Street levels were often much higher than floor levels inside houses. This was probably due to people sweeping their floors out onto the street, dumping dirt and refuse that then packed down into the street surface, raising it up over time. Eventually, house floors would also be raised and eventually, roofs as well. This is the general process that creates an ancient tell, a mound that builds up particularly as mud brick architecture is built and rebuilt through time.

During excavation, Woolley numbered buildings as they appeared. The notes show 18 original numbers in area AH (there may be others though at the moment I have not found one above 18), but in later analysis many of these were found to contain several individual houses (connecting rooms with an opening to the street, but not to rooms of a separate house). The final map of AH shows the houses as Woolley analyzed them. He numbered each house in this final analysis by doors onto the streets, with odd numbered houses on one side and even numbered on the other. This was the method found in a normal English village, and Woolley even named the streets of Ur mostly after streets in English towns.

Most analysts (for example Van De Mieroop in Society and Enterprise in Old Babylonian Ur 1992, p. 122) suggest that Woolley used street names from Oxford, where he attended university. But most of the names do not occur in that city. Many more do occur in the city of Bath, where Woolley bought a house in 1920. His father was from the West Country and wanted to move back there, so Leonard and his brother, Cathcart, purchased the house for him on Bathwick Hill. It became the family home for many years to come. Furthermore, Woolley’s sister Edith lived nearby in Midsomer Norton and Leonard was the godfather of her daughter, Margaret. He spent much time in Bath and surrounds, particularly between field seasons in 1926, because a general strike in that year made it difficult to travel between Bath and London. When he returned to excavations in the 1926-27 season, the year he uncovered area EM, he had the streets of Bath fresh on his mind.

Street names assigned by Woolley in area EM:
Oxford   Bath
Quiet St                   N             Y
New St                     N             Y
Gay St                      N             Y
Quality Ln              N             N
Closed Ln               N             N

Street names assigned by Woolley in area AH:
Straight St              N            N
Church Ln              Y             Y
Paternoster Row   N            N
Broad St                  Y             Y
Bazaar Alley           N            N
Boundary St           N            N
Store St                   N            N
Old St                      N            N
Niche Ln                 N            N
(letters Y or N indicate whether the street name appears in Oxford or Bath respectively)

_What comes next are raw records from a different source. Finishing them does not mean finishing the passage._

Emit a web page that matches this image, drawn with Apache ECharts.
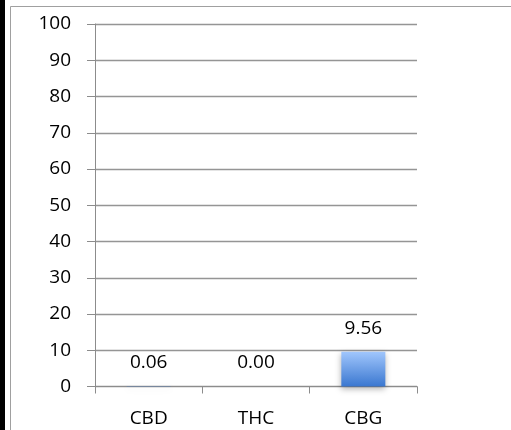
<!DOCTYPE html>
<html>
<head>
<meta charset="utf-8">
<script src="https://cdn.jsdelivr.net/npm/echarts@6/dist/echarts.min.js"></script>
<style>html,body{margin:0;padding:0;background:#fff}#c{width:511px;height:430px}</style>
</head>
<body>
<div id="c"></div>
<script>
var categories = ['CBD', 'THC', 'CBG'];
var values = [0.06, 0.00, 9.56];
var yTicks = { min: 0, max: 100, interval: 10 };

var chart = echarts.init(document.getElementById('c'), null, { renderer: 'canvas' });
var font = '"Open Sans", "Noto Sans", sans-serif';
chart.setOption({
  animation: false,
  backgroundColor: '#fff',
  graphic: [
    { type: 'rect', shape: { x: 0, y: 0, width: 5, height: 430 }, style: { fill: '#000' } },
    { type: 'line', shape: { x1: 10.5, y1: 6.5, x2: 10.5, y2: 430 }, style: { stroke: '#a0a0a0', lineWidth: 1 } },
    { type: 'line', shape: { x1: 10.5, y1: 6.5, x2: 511, y2: 6.5 }, style: { stroke: '#a0a0a0', lineWidth: 1 } }
  ],
  grid: { left: 95, right: 94, top: 24, bottom: 43.5, containLabel: false },
  xAxis: {
    type: 'category',
    data: categories,
    axisLine: { lineStyle: { color: '#8c8c8c', width: 1 } },
    axisTick: { show: true, length: 7, alignWithLabel: false, lineStyle: { color: '#8c8c8c' } },
    axisLabel: { color: '#000', fontSize: 19, fontFamily: font, margin: 23 }
  },
  yAxis: {
    type: 'value',
    min: yTicks.min, max: yTicks.max, interval: yTicks.interval,
    axisLine: { show: true, lineStyle: { color: '#8c8c8c', width: 1 } },
    axisTick: { show: true, length: 8, lineStyle: { color: '#8c8c8c' } },
    axisLabel: { color: '#000', fontSize: 19, fontFamily: font, margin: 24 },
    splitLine: { show: true, lineStyle: { color: '#959595', width: 1.3 } }
  },
  series: [{
    type: 'bar',
    data: values,
    barWidth: 44,
    itemStyle: {
      color: new echarts.graphic.LinearGradient(0, 0, 0, 1, [
        { offset: 0, color: '#a0c6fc' },
        { offset: 1, color: '#3a77d0' }
      ]),
      shadowColor: 'rgba(0,0,0,0.3)',
      shadowBlur: 6,
      shadowOffsetY: 2
    },
    label: {
      show: true,
      position: 'top',
      distance: 14,
      color: '#000',
      fontSize: 19,
      fontFamily: font,
      formatter: function (p) { return p.value.toFixed(2); }
    }
  }]
});
</script>
</body>
</html>
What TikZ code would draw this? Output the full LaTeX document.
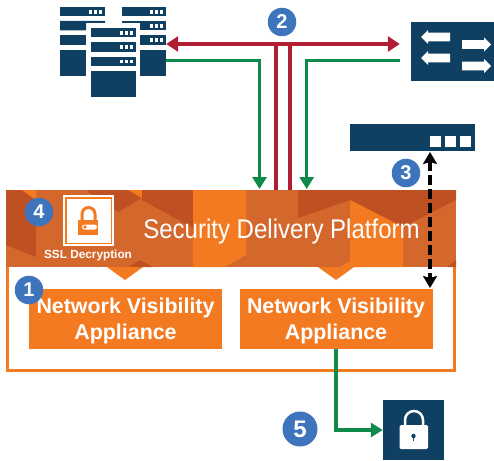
\documentclass[tikz,border=0pt]{standalone}
\usepackage{fontspec}
\setmainfont{Liberation Sans}
\usetikzlibrary{arrows.meta}
\definecolor{navy}{HTML}{0F3F61}
\definecolor{org}{HTML}{F47A22}
\definecolor{orgmid}{HTML}{D4672B}
\definecolor{orgdark}{HTML}{BE5022}
\definecolor{redl}{HTML}{B01E33}
\definecolor{greenl}{HTML}{0E8A4A}
\definecolor{badge}{HTML}{3D74BC}
\tikzset{
 srv/.style={fill=navy,draw=none},
 led/.style={fill=white,draw=none},
 redline/.style={draw=redl,line width=3.7pt},
 greenline/.style={draw=greenl,line width=3.5pt},
 numbadge/.style={circle,fill=badge,text=white,font=\bfseries\fontsize{20}{20}\selectfont,inner sep=0pt,minimum size=28.5pt},
 appl/.style={fill=org,text=white,font=\bfseries\fontsize{21.4}{26}\selectfont,align=center,minimum width=193pt,minimum height=60pt,inner sep=0pt},
 gtip/.style={-{Triangle[length=12pt,width=14pt]}},
 anchorpt/.style={inner sep=0pt,minimum size=0pt},
}
\newcommand{\rackunit}[3]{% x, y, width
  \fill[srv] (#1,#2) rectangle ++(#3,9.5);
  \fill[led] (#1+#3-16,#2+3) rectangle ++(3.4,3.6);
  \fill[led] (#1+#3-11,#2+3) rectangle ++(3.4,3.6);
  \fill[led] (#1+#3-6,#2+3) rectangle ++(3.4,3.6);}
\begin{document}
\begin{tikzpicture}[x=1pt,y=-1pt]
\useasboundingbox (0,0) rectangle (494,460);
% servers
\rackunit{60}{7}{45}
\fill[srv] (60,21) rectangle (86,30.5) (86,21) rectangle (105,23);
\fill[srv] (60,35) rectangle (86,45);
\fill[srv] (60,50) rectangle (86,76);
\rackunit{122}{7}{44}
\fill[srv] (122,21) rectangle (140,23);
\rackunit{140}{21}{26}
\rackunit{140}{35.5}{26}
\fill[srv] (140,50) rectangle (166,76);
\rackunit{91}{28}{44.5}
\rackunit{91}{42.5}{44.5}
\rackunit{91}{56.5}{44.5}
\fill[srv] (91,71) rectangle (135.5,97);
\node[anchorpt] (srvL) at (166,44) {};
\node[anchorpt] (srvG) at (166,60.5) {};
% switch
\fill[navy] (411,22) rectangle (494,81);
\foreach \y in {37,58}{
 \fill[white] (421,\y) -- (428,\y-7) -- (428,\y-4.3) -- (450,\y-4.3) -- (450,\y+4.3) -- (428,\y+4.3) -- (428,\y+7) -- cycle;}
\foreach \y in {44.5,66}{
 \fill[white] (491,\y) -- (484,\y-7) -- (484,\y-4.3) -- (462,\y-4.3) -- (462,\y+4.3) -- (484,\y+4.3) -- (484,\y+7) -- cycle;}
\node[anchorpt] (swR) at (400,44) {};
\node[anchorpt] (swG) at (400,60.5) {};
% device
\fill[navy] (350,124) rectangle (475,151);
\foreach \x in {430,445,460}{\fill[white] (\x,136) rectangle ++(11,10.5);}
% platform
\draw[org,line width=3pt,fill=white] (7.5,191) rectangle (454.5,370);
\fill[orgmid] (6,190) rectangle (456,267);
\fill[orgdark] (6,190) -- (22,190) -- (36,200) -- (36,257) -- (6,245) -- cycle;
\fill[org] (22,190) -- (36,190) -- (36,200) -- cycle;
\fill[orgdark] (88,190) -- (142,190) -- (142,198) -- (118,212) -- (88,192) -- cycle;
\fill[org] (128,190) -- (142,190) -- (142,198) -- cycle;
\fill[orgdark] (142,190) -- (193,190) -- (193,228) -- (142,200) -- cycle;
\fill[org] (193,190) -- (246,190) -- (246,255) -- (225,267) -- (193,267) -- cycle;
\fill[orgdark] (298,190) -- (456,190) -- (456,200) -- (403,227) -- (350,200) -- (298,218) -- cycle;
\fill[org] (350,200) -- (403,227) -- (403,267) -- (350,267) -- cycle;
\fill[orgdark] (447,267) -- (456,260) -- (456,267) -- cycle;
\fill[orgdark] (128,267) -- (140,260) -- (153,267) -- cycle;
\fill[org] (340,267) -- (352,260) -- (362,267) -- cycle;
% chevrons
\fill[org] (107,267) -- (143,267) -- (125,280) -- cycle;
\fill[org] (318,267) -- (354,267) -- (336,280) -- cycle;
% title
\node[anchorpt,anchor=base,text=white,font=\fontsize{27}{27}\selectfont,xscale=0.89] (title) at (281.5,238) {Security Delivery Platform};
% SSL icon
\fill[white] (63,195) rectangle (114,246);
\fill[org] (65,197) rectangle (112,244);
\fill[white] (66.5,198.5) rectangle (110.5,242.5);
\draw[org,line width=3pt] (82,222) -- (82,214) arc[start angle=180,end angle=360,radius=6.5] -- (95,222);
\fill[org] (78,220) rectangle (98,235);
\fill[white,rounded corners=2.5pt] (82,224.5) rectangle (97,229.5);
\fill[org] (85,227) circle (1.8pt);
\node[text=white,font=\bfseries\fontsize{11.8}{12}\selectfont,inner sep=0pt] (ssl) at (88,255) {SSL Decryption};
% appliances
\node[appl] (a1) at (125.5,319) {\rule{0pt}{20pt}Network Visibility\\Appliance};
\node[appl] (a2) at (336,319) {\rule{0pt}{20pt}Network Visibility\\Appliance};
% lock
\fill[navy] (383,400) rectangle (444,460);
\draw[white,line width=2.5pt] (405,427) -- (405,420) arc[start angle=180,end angle=360,radius=9] -- (423,427);
\fill[white,rounded corners=1.5pt] (399.5,425) rectangle (428,449);
\fill[navy] (413.5,436) circle (2.2pt);
\fill[navy] (412.7,436) rectangle (414.3,441);
\node[anchorpt] (lockbox) at (383,430) {};
% connectors
\coordinate (rj1) at (276,44);
\coordinate (rj2) at (290,44);
\coordinate (pf1) at (276,190);
\coordinate (pf2) at (290,190);
\coordinate (pg1) at (259.5,189);
\coordinate (pg2) at (306.7,189);
\draw[redline] (rj1) -- (pf1);
\draw[redline] (rj2) -- (pf2);
\draw[redline,{Triangle[length=12pt,width=15pt]}-{Triangle[length=12pt,width=15pt]}] (srvL) -- (swR);
\draw[greenline,gtip] (srvG) -| (pg1);
\draw[greenline,gtip] (swG) -| (pg2);
\coordinate (dtop) at (430,152);
\coordinate (dbot) at (430,288);
\draw[black,line width=3.5pt,dash pattern=on 10pt off 4pt,{Stealth[length=12pt,width=14pt,inset=2pt]}-{Stealth[length=12pt,width=14pt,inset=2pt]}] (dtop) -- (dbot);
\draw[greenline,gtip] (a2.south) |- (lockbox);
% badges
\node[numbadge] (b1) at (29,290) {1};
\node[numbadge] (b2) at (282,22) {2};
\node[numbadge] (b3) at (406,173) {3};
\node[numbadge] (b4) at (39,212) {4};
\node[numbadge,minimum size=35pt,font=\bfseries\fontsize{24}{24}\selectfont] (b5) at (300,429) {5};
\end{tikzpicture}
\end{document}
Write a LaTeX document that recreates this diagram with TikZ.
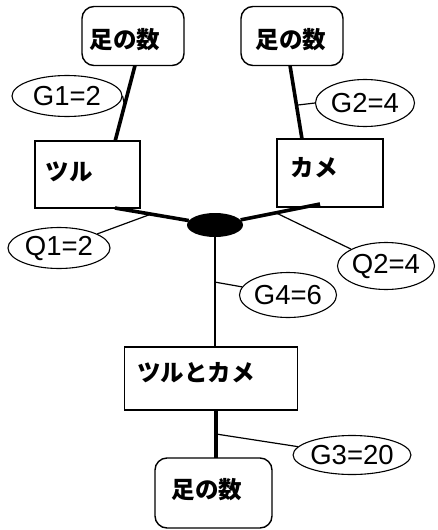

Of course, not all street names at Ur came from Bath. Some were clearly designated for features found in or around the street itself, in particular Niche Lane where Woolley says “… there has been cut into the thickness of the wall of the Boundary Street house a semicircular recess which gives its name to the lane…” (Ur Excavations 7, p.17). Others, such as Store Street and Bazaar Alley were almost certainly so named because Woolley believed he had found commercial installations along those roads. These are in area AH. Most of the EM streets, however, match with the streets in the centre of Bath. Many in AH are common names, particularly Broad Street. There is a Broad Street that runs through Oxford University, so it is possible Woolley derived it from that city, and others he may have derived from London (Hackney and Bethnal Green) where he was born and raised.

Turning Ur into something of an English town may seem a little counter to the spirit of the ancient place, but it assisted in analysis, making it easier to locate a building as an analytical unit rather than using haphazard numbers scattered across the vast excavation space. The main problem now is that the old house numbers of the field notes are not always correlated to the newer analytical sequence. Woolley must have had correlations somewhere, but any such he wrote down are no longer in our archives. This is one of the challenges of the Ur project – placing the field notes into context with publications and with every object associated with that context.